The double-hulled giant, Condoleezza Rice, is part of the international tanker fleet of the San Francisco-based multinational oil firm, named several years ago in honor of Rice when she was a Chevron board member and stockholder.
Rice, the former Stanford University provost, served on Chevron's board from 1991 until Jan. 15, when she resigned after President Bush named her to the national security post.
But with California's energy crisis intensifying and human rights groups spotlighting abuses in countries where Chevron does business, critics say the tanker now poses serious diplomatic and ethical issues for Rice and the administration.
Even more sensitive, they say, is the appearance of a far too cozy relationship among multinational energy giants, Bush and his key advisers -- including Vice President Dick Cheney and Rice.
"It does underscore that there's never been an administration in power in this country that has been so close to a single industry -- in this instance, the oil-and-gas industry," said Chuck Lewis, who heads the Washington-based Center for Public Integrity, which first raised the issue of the tanker's moniker last month. "Look at the president and his background, the vice president (who is a former executive at Halliburton), (Commerce Secretary) Don Evans and his oil interests . . . and now this."

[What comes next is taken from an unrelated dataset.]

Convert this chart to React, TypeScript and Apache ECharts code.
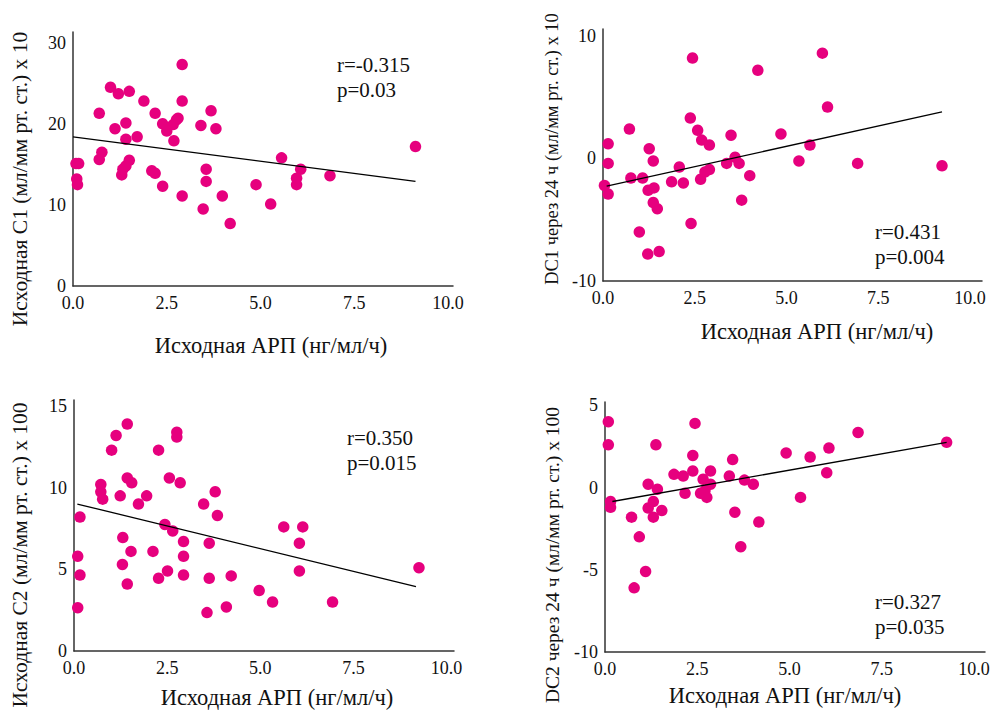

Rice is a respected diplomat, but "I don't think anyone recognized the extent of her closeness to a major oil company," Lewis said. "It's not every day that someone has an oil tanker named after her."
At a White House press conference this week, Bush spokesman Scott McClellan was asked if Bush should specifically request the Condoleezza Rice tanker be given a name change -- particularly since Chevron does business on six continents and 25 countries, and has been sued for alleged human rights abuses in Nigeria.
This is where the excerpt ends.